■ **Work required**
Reproduce, word for word, the span of lines starting at the line holding "Recreate this image" and ending at the line holding "var caption = '父のSUBI：健康感と疲労感';". Omit every picture.

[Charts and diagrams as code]
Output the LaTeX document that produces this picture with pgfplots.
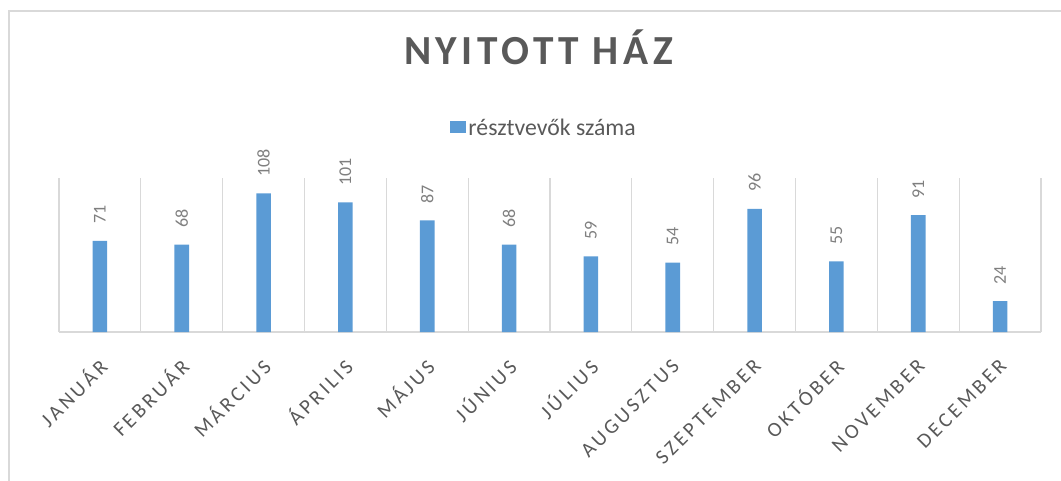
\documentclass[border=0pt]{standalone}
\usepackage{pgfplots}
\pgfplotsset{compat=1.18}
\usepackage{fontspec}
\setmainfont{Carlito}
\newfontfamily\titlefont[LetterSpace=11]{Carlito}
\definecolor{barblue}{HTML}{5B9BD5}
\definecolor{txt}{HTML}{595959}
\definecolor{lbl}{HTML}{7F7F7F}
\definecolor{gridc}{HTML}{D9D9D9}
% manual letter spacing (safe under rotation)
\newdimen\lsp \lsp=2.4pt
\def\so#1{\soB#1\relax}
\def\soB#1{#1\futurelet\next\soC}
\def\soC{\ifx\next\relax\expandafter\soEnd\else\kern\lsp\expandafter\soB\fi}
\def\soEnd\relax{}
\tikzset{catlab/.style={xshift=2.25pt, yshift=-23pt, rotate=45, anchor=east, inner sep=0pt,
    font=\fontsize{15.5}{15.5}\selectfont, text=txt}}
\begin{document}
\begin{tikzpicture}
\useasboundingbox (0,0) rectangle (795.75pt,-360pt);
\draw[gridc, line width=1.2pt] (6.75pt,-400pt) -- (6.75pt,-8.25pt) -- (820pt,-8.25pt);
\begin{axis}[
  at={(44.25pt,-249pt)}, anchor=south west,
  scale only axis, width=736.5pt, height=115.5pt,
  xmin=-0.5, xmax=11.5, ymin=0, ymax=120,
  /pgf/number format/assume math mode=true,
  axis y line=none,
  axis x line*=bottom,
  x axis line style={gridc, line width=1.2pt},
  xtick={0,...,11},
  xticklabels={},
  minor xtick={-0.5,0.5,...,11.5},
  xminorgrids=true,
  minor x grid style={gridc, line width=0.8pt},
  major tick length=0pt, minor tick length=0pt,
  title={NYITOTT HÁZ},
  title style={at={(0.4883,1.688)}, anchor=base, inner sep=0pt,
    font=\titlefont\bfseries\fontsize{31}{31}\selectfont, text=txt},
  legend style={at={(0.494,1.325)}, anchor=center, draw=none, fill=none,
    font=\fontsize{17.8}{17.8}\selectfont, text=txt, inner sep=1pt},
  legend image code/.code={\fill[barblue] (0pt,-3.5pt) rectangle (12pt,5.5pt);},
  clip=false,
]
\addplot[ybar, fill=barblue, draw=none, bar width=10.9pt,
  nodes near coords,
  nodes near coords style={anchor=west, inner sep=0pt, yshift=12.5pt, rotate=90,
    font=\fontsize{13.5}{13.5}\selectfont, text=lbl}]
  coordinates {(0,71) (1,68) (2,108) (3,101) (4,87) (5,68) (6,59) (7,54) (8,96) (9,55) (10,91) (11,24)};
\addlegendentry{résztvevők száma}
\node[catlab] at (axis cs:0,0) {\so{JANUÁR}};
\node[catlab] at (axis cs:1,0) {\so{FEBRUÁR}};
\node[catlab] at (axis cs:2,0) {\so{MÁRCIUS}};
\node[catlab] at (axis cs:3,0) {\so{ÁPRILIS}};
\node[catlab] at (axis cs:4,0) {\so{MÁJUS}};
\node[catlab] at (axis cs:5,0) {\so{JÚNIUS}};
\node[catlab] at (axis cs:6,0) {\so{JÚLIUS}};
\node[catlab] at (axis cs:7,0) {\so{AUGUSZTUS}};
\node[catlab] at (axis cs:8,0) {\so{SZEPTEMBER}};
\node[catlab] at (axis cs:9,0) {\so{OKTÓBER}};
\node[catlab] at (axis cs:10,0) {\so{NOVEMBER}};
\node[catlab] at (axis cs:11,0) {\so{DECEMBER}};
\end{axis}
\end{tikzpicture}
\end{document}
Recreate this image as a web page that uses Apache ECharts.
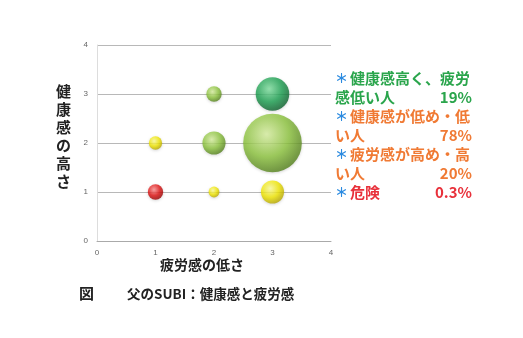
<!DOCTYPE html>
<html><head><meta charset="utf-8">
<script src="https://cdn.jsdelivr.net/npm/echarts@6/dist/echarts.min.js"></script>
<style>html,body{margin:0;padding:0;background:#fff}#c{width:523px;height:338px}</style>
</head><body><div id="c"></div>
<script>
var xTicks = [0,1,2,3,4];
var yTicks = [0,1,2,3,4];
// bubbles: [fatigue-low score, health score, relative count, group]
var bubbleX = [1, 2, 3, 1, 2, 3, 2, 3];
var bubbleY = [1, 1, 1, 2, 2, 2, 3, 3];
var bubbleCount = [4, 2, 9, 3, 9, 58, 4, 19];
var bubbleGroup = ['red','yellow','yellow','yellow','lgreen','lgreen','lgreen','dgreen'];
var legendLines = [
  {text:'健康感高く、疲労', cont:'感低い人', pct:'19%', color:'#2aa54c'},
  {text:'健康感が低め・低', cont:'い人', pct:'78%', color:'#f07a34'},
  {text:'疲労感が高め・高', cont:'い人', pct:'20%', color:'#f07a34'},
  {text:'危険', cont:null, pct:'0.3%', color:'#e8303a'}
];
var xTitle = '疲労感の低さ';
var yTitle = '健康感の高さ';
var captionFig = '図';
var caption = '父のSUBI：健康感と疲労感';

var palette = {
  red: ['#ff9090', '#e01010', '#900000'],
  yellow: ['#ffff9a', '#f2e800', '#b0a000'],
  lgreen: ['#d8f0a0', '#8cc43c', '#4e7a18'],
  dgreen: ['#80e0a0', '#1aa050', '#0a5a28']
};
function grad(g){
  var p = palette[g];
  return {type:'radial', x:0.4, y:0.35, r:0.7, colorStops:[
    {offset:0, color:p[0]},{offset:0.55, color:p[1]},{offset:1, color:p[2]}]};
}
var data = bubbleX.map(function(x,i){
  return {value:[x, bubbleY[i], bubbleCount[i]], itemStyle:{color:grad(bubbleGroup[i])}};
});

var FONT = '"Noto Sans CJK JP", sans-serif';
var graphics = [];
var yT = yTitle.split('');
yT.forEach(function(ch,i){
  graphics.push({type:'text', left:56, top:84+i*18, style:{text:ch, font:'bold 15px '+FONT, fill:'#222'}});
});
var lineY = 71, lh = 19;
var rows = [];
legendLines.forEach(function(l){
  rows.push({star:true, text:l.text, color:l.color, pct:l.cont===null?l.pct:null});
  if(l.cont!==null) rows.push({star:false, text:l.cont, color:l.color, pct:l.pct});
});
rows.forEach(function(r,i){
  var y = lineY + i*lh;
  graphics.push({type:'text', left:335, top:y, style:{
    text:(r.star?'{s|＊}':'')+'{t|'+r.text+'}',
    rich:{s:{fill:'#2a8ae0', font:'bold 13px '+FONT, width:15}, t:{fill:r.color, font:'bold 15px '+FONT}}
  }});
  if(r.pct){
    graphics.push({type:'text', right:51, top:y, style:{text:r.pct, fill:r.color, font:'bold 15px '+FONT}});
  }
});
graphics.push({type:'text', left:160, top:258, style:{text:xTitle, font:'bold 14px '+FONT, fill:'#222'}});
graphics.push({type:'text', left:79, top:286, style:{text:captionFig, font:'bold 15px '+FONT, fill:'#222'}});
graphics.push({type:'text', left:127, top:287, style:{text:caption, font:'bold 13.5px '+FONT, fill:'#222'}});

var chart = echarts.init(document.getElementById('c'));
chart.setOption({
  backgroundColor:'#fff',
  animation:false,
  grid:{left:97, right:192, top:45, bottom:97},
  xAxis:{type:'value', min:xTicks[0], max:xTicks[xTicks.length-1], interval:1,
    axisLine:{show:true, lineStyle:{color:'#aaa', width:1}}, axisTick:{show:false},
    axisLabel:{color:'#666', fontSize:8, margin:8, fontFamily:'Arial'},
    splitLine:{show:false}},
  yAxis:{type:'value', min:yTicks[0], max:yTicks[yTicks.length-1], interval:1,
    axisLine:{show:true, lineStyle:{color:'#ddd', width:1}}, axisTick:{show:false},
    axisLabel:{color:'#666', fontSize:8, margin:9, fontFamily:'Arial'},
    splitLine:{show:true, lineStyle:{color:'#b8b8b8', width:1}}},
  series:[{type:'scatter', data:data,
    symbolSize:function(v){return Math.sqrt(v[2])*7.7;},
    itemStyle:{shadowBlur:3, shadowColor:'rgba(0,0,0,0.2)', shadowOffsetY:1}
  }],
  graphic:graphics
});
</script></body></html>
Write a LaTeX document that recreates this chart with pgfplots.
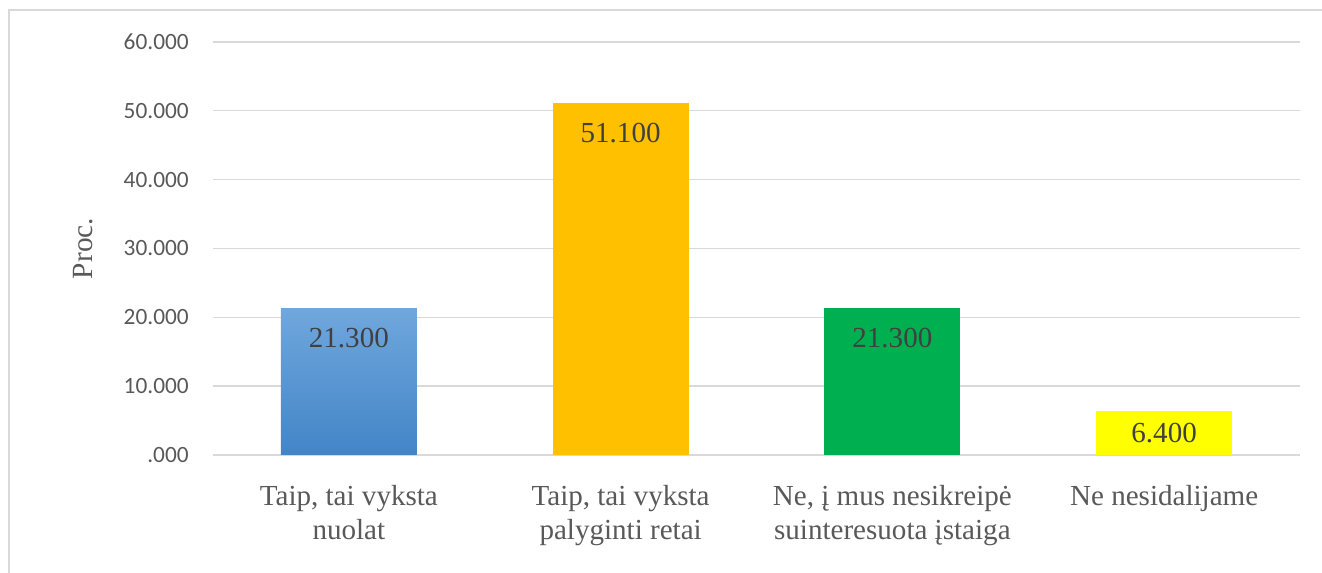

■ **Answer for this exercise**
Recreate this image as a web page that uses Apache ECharts.
<!DOCTYPE html>
<html><head><meta charset="utf-8">
<script src="https://cdn.jsdelivr.net/npm/echarts@6/dist/echarts.min.js"></script>
<style>html,body{margin:0;padding:0;background:#fff}#c{width:523px;height:338px}</style>
</head><body><div id="c"></div>
<script>
var xTicks = [0,1,2,3,4];
var yTicks = [0,1,2,3,4];
// bubbles: [fatigue-low score, health score, relative count, group]
var bubbleX = [1, 2, 3, 1, 2, 3, 2, 3];
var bubbleY = [1, 1, 1, 2, 2, 2, 3, 3];
var bubbleCount = [4, 2, 9, 3, 9, 58, 4, 19];
var bubbleGroup = ['red','yellow','yellow','yellow','lgreen','lgreen','lgreen','dgreen'];
var legendLines = [
  {text:'健康感高く、疲労', cont:'感低い人', pct:'19%', color:'#2aa54c'},
  {text:'健康感が低め・低', cont:'い人', pct:'78%', color:'#f07a34'},
  {text:'疲労感が高め・高', cont:'い人', pct:'20%', color:'#f07a34'},
  {text:'危険', cont:null, pct:'0.3%', color:'#e8303a'}
];
var xTitle = '疲労感の低さ';
var yTitle = '健康感の高さ';
var captionFig = '図';
var caption = '父のSUBI：健康感と疲労感';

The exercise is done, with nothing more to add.